L’annonce a été confirmée par une augmentation de l’écart de rendement (spread) entre les emprunts souverains allemands à 10 ans, considérés comme sûrs, et les italiens. Or, l’Italie est déjà un pays fortement endetté et l’acquisition de nouvelles dettes à haut rendement ne fera qu’alourdir la charge d’intérêts. Cette année, l’Italie dépense environ 9% de ses recettes fiscales pour payer les intérêts sur la dette publique. Il s’agit d’une valeur très élevée par rapport à d’autres pays de la zone euro. Cela réduit la marge de manœuvre du gouvernement italien, qui ne dispose en principe pas d’un dixième des recettes. Les perspectives pour l’avenir ne sont pas roses: la conclusion progressive du programme PEPP entraînera une augmentation des rendements des emprunts d’État italiens, ce qui rendra le refinancement de la dette publique encore plus cher et augmentera encore la charge d’intérêts. Dans le pire des cas, la solvabilité de l’Italie pourrait être en jeu et entraîner des réformes en profondeur avec des mesures impopulaires. En tout état de cause, la BCE et l’Union européenne veulent éviter que le cas grec ne se reproduise. Cela suppose toutefois des concessions de la part de l’Italie.

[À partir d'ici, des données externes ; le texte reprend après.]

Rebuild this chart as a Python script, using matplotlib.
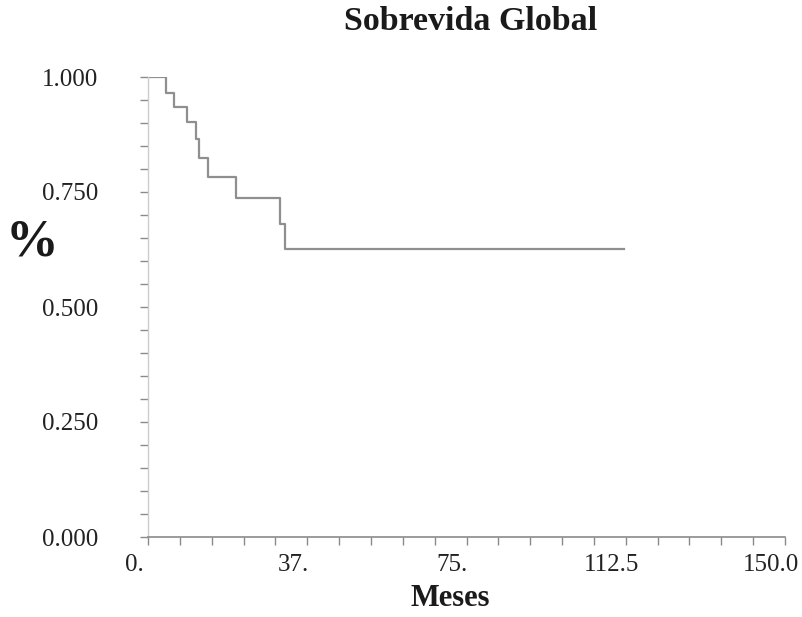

Comparaison révélatrice avec la Grèce
Pour conclure, je fais une observation intéressante concernant l’écart entre les emprunts d’état italiens et grecs. Avec 167% du PIB, la Grèce a un ratio d’endettement encore plus élevé que l’Italie. Toutefois, à l’inverse de l’Italie, elle procède à des réformes profondes. Pendant des années, la prime de risque grecque était plus élevée que celle de l’Italie – jusqu’au début de 2023. La situation s’est ensuite inversée et, malgré une dette publique accrue, l’écart de rendement est aujourd’hui d’environ 50 points de base: une transmission symbolique du titre de «source de préoccupations» de la zone euro.